Neher: Ich meine Ansprechpartner, die im Einzelfall beraten können. Wie läuft es, wenn jemand in unser Land kommt? Was ist mit den Sprachqualifikationen? Welche Möglichkeiten sind da, sich hier zu integrieren? Ich denke, es braucht eine Art "Willkommenskultur am Arbeitsplatz".
Es ist eben nicht damit getan, Menschen aus anderen Ländern anzuwerben, sondern man muss dann auch dafür Sorge tragen, dass jemand einen Fuß auf den Boden bekommt, sich hier wohlfühlt und arbeiten kann.
DOMRADIO.DE: Es geht also darum, tatsächlich jeden Arbeitnehmer einzeln in den Blick zu nehmen?
Neher: Ja, und ich glaube, je nach Beruf ist dies auch unterschiedlich zu bewerten. Wichtig erscheint mir, grundsätzlich darauf zu achten, die Interessen der Migrantinnen und Migranten und die eigenen Bedarfe in Einklang zu bringen. Wir können unseren Fachkräftemangel nicht zu Lasten anderer Länder lösen, wo möglicherweise ähnliche Probleme bestehen. Es muss ein gemeinsames Interesse geben, alle Beteiligten zu berücksichtigen.
DOMRADIO.DE: Was bedeutet das neue Gesetz für die Beschäftigung von Pflegekräften aus Nicht-EU-Ländern? Macht es die Jobs für diese Pflegekräfte attraktiver und deren Einstellung gleichzeitig einfacher?
Neher: Da muss man deutlich sagen: Es ist nach wie vor zentrale Aufgabe der Politik, mehr junge Menschen hierzulande für diese Berufe zu begeistern und die Arbeitsbedingungen für Pflegekräfte zu verbessern und Anreize zu schaffen, dass jene in den Beruf zurückkehren, die ihm vielleicht vor Jahren den Rücken gekehrt haben. Das ist das erste.
Das zweite ist, die pflegerischen Berufe so zu gestalten, dass sie für den Einzelnen eine Bereicherung und eine attraktive Arbeitsmöglichkeit sind. Es darf jedoch nicht zulasten der Herkunftsländer gehen. Und es darf die Politik nicht entlasten, für gute Arbeitsbedingungen bei uns zu sorgen.

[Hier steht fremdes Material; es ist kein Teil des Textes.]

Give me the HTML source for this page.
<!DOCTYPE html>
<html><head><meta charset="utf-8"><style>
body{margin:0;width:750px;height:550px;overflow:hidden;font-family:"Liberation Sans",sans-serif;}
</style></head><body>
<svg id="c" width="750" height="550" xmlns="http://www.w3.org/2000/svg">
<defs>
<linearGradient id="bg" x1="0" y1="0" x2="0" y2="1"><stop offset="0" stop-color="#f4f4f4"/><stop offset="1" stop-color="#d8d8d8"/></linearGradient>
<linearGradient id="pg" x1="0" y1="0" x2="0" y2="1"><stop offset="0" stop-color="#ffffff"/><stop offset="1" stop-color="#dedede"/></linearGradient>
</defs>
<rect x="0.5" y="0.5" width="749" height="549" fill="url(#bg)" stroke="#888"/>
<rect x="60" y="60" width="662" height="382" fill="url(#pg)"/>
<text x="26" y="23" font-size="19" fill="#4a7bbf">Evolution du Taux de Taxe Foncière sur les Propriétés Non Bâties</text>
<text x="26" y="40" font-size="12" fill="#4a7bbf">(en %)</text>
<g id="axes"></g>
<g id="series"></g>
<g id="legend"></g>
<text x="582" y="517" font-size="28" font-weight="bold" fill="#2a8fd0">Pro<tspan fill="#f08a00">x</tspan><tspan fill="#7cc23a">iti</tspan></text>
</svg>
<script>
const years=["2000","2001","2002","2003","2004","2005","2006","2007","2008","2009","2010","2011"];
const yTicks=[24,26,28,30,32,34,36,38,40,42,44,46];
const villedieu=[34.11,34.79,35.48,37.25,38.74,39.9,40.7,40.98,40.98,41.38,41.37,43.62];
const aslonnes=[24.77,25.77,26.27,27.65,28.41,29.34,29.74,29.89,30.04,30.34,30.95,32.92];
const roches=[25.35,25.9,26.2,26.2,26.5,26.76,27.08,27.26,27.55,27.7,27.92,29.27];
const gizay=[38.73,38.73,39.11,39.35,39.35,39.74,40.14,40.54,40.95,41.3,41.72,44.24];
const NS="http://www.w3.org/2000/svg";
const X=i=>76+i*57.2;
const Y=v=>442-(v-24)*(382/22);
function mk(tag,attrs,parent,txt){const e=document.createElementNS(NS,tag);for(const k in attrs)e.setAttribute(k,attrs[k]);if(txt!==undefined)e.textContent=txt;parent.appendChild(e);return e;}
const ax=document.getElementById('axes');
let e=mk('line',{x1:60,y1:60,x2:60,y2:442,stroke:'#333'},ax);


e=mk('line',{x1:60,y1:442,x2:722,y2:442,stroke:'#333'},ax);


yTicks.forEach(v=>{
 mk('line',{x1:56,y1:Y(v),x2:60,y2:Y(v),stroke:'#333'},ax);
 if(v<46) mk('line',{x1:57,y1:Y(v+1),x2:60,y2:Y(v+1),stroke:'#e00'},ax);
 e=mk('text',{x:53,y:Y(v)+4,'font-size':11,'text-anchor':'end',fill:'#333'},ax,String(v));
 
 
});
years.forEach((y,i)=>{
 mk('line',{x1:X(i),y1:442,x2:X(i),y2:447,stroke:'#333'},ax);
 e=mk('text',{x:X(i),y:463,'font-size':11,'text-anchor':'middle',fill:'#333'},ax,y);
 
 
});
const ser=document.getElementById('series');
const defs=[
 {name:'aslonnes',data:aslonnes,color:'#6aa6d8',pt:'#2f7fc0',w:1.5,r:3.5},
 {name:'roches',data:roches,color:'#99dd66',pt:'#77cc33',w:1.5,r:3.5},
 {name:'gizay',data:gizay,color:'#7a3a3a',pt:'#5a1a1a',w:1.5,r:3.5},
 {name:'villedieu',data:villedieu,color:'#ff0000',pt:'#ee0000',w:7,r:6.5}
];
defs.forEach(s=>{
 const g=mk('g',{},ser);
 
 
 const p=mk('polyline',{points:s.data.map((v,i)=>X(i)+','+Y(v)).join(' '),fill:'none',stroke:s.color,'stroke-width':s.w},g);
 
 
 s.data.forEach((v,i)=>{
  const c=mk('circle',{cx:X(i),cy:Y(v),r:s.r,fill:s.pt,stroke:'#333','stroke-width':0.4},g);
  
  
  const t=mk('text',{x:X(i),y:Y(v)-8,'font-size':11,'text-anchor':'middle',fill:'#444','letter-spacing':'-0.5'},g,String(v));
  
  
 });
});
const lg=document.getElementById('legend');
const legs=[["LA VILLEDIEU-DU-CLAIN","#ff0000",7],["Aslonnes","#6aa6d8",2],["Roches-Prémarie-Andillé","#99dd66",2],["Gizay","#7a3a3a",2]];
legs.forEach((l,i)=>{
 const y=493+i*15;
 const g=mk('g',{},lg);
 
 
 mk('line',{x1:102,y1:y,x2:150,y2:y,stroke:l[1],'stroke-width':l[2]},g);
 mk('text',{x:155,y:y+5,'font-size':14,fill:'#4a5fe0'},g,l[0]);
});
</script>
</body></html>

Wir können unseren Mangel nicht dadurch ausgleichen, dass wir so viele Fachkräfte aus dem Ausland holen, wie wir brauchen. Die werden wir nicht finden, das funktioniert nicht. Und nochmal: Wir haben unsere Hausaufgaben zu leisten, damit die Berufe hier attraktiver werden.
DOMRADIO.DE: Welchen Anteil haben die Pflegekräfte aus Nicht-EU-Ländern? Haben Sie einen Überblick?

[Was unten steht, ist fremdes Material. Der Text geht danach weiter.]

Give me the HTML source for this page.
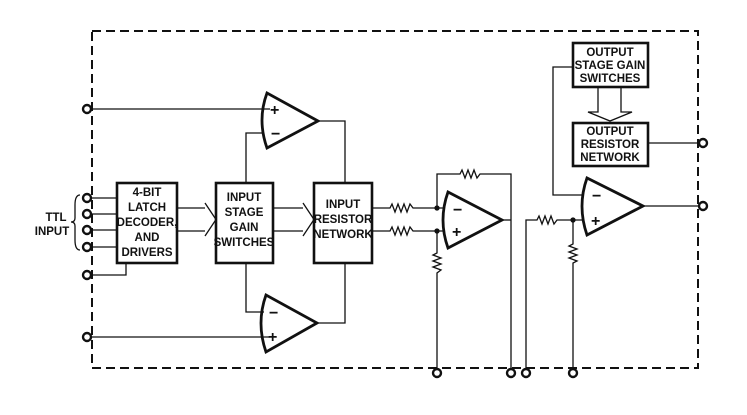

Neher: Ich habe da keinen genauen Überblick. Es gibt natürlich in den unterschiedlichen Regionen auch unterschiedliche Zahlen und Erfahrungen dazu. Man muss auch auf die Mentalität und die kulturelle Herkunft gucken. Wie passen die? Und wie fühlen sich Menschen mit den Arbeitsbedingungen bei uns wohl?

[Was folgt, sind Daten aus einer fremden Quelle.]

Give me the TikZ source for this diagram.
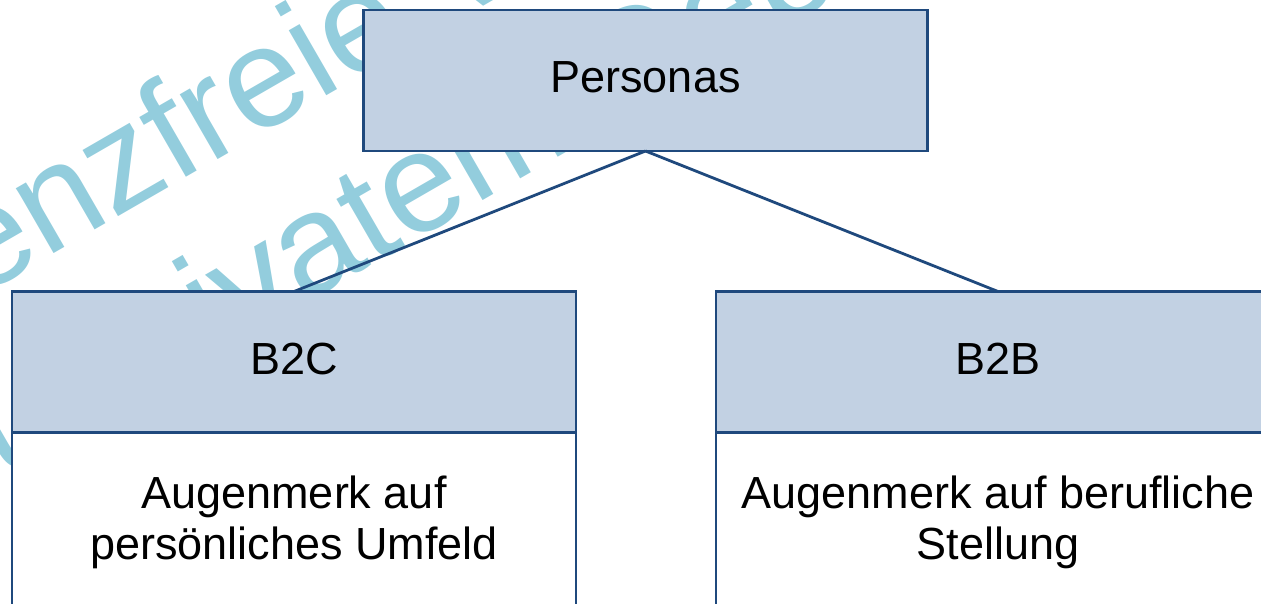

Ich habe keine genauen Zahlen, aber letztlich ist es so, dass Beschäftigte aus anderen Ländern eine Bereicherung sein können. Wir müssen nur darauf achten, dass es nicht zu einem Braindrain oder "Caredrain" kommt, dass also dann diese Arbeitskräfte in den Herkunftsländern fehlen. Darauf müssen wir achten.
Allein die Zahl, dass bei uns 80.000 bis 100.000 Pflegekräfte fehlen, macht schon deutlich, dass sich das in sehr geringem Rahmen halten wird, wenn Menschen aus Nicht-EU-Ländern bei uns Arbeit finden.
DOMRADIO.DE: "Am Ende wird es heißen, wir riefen Fachkräfte und Sozialhilfe-Empfänger kamen" - das ist ein Zitat von Alice Weidel. Was sagen Sie zu dieser Kritik?
Neher: Dieses populistische Geschwätz entlarvt sich ja selbst. Es ist natürlich klar, dass für Fachkräfte, die gesucht werden, auch die entsprechenden Arbeitsbedingungen da sein müssen. Sie zahlen ja auch in die sozialen Sicherungssysteme in unserem Land ein. Und wenn Not ist, dann gelten diese selbstverständlich auch für sie.
Unabhängig davon müssen wir gucken, dass hier auch gute Rahmenbedingungen herrschen, damit jene, die jetzt in diesen Berufen arbeiten, gut bei uns arbeiten können. Aber dieses Thema darf nicht dazu verführen, in populistisches Gequatsche zu verfallen wie es der genannten Partei eigen ist.